(Required work):
Restate the opening lines of the material below word for word, stopping after the line that contains "ax = fig.add_axes([126/1039, 1-598/672, 899/1039, 579/672])".

(Dataset content):
========
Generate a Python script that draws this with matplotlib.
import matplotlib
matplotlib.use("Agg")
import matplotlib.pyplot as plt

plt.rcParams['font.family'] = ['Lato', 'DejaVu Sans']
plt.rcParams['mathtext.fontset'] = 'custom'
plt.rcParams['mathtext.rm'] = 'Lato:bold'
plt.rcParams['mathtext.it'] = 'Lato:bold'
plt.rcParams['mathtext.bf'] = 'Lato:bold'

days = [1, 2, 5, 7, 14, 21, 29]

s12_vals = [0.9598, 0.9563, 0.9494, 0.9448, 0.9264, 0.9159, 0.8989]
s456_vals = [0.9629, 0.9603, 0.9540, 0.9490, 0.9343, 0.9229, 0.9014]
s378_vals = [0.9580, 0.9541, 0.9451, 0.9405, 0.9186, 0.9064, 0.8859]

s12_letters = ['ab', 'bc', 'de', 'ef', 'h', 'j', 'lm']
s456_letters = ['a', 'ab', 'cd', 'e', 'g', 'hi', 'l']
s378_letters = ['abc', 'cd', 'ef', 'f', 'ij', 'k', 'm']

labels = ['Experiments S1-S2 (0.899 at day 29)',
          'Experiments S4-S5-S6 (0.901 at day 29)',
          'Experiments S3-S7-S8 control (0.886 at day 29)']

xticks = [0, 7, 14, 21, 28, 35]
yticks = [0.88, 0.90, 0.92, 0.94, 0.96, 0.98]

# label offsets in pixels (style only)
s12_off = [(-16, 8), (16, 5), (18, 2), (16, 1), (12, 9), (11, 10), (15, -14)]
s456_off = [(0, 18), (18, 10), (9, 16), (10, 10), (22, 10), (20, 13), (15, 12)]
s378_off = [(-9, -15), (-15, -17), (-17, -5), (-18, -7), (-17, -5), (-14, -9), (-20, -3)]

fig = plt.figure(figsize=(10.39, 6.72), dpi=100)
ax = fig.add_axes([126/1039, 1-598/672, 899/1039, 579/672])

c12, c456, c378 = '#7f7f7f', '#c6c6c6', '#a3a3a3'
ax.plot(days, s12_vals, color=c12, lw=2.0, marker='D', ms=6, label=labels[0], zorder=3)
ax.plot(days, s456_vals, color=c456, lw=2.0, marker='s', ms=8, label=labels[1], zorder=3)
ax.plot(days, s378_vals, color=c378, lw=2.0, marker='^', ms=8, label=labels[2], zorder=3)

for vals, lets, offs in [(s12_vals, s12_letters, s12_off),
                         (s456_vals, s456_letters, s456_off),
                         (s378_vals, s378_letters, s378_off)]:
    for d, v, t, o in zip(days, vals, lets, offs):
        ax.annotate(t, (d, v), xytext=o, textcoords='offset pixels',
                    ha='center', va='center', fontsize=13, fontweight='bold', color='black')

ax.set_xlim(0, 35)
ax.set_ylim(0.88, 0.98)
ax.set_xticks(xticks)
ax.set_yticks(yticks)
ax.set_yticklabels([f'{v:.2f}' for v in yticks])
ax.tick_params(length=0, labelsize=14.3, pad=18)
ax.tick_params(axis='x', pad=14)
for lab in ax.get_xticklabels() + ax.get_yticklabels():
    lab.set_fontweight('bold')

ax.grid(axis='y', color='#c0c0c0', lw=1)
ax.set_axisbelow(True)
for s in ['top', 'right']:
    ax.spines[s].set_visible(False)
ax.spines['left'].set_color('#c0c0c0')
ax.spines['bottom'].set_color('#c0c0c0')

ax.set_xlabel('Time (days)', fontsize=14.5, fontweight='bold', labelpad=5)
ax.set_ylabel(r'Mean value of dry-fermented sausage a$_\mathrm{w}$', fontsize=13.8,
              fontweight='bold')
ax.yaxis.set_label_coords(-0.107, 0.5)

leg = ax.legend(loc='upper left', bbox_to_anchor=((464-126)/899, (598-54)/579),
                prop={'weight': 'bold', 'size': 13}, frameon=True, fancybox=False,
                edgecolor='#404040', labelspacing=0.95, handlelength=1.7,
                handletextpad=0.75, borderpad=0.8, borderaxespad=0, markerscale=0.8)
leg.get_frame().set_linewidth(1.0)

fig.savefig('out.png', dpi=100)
========
(Result of the task):
Generate a Python script that draws this with matplotlib.
import matplotlib
matplotlib.use("Agg")
import matplotlib.pyplot as plt

plt.rcParams['font.family'] = ['Lato', 'DejaVu Sans']
plt.rcParams['mathtext.fontset'] = 'custom'
plt.rcParams['mathtext.rm'] = 'Lato:bold'
plt.rcParams['mathtext.it'] = 'Lato:bold'
plt.rcParams['mathtext.bf'] = 'Lato:bold'

days = [1, 2, 5, 7, 14, 21, 29]

s12_vals = [0.9598, 0.9563, 0.9494, 0.9448, 0.9264, 0.9159, 0.8989]
s456_vals = [0.9629, 0.9603, 0.9540, 0.9490, 0.9343, 0.9229, 0.9014]
s378_vals = [0.9580, 0.9541, 0.9451, 0.9405, 0.9186, 0.9064, 0.8859]

s12_letters = ['ab', 'bc', 'de', 'ef', 'h', 'j', 'lm']
s456_letters = ['a', 'ab', 'cd', 'e', 'g', 'hi', 'l']
s378_letters = ['abc', 'cd', 'ef', 'f', 'ij', 'k', 'm']

labels = ['Experiments S1-S2 (0.899 at day 29)',
          'Experiments S4-S5-S6 (0.901 at day 29)',
          'Experiments S3-S7-S8 control (0.886 at day 29)']

xticks = [0, 7, 14, 21, 28, 35]
yticks = [0.88, 0.90, 0.92, 0.94, 0.96, 0.98]

# label offsets in pixels (style only)
s12_off = [(-16, 8), (16, 5), (18, 2), (16, 1), (12, 9), (11, 10), (15, -14)]
s456_off = [(0, 18), (18, 10), (9, 16), (10, 10), (22, 10), (20, 13), (15, 12)]
s378_off = [(-9, -15), (-15, -17), (-17, -5), (-18, -7), (-17, -5), (-14, -9), (-20, -3)]

fig = plt.figure(figsize=(10.39, 6.72), dpi=100)
ax = fig.add_axes([126/1039, 1-598/672, 899/1039, 579/672])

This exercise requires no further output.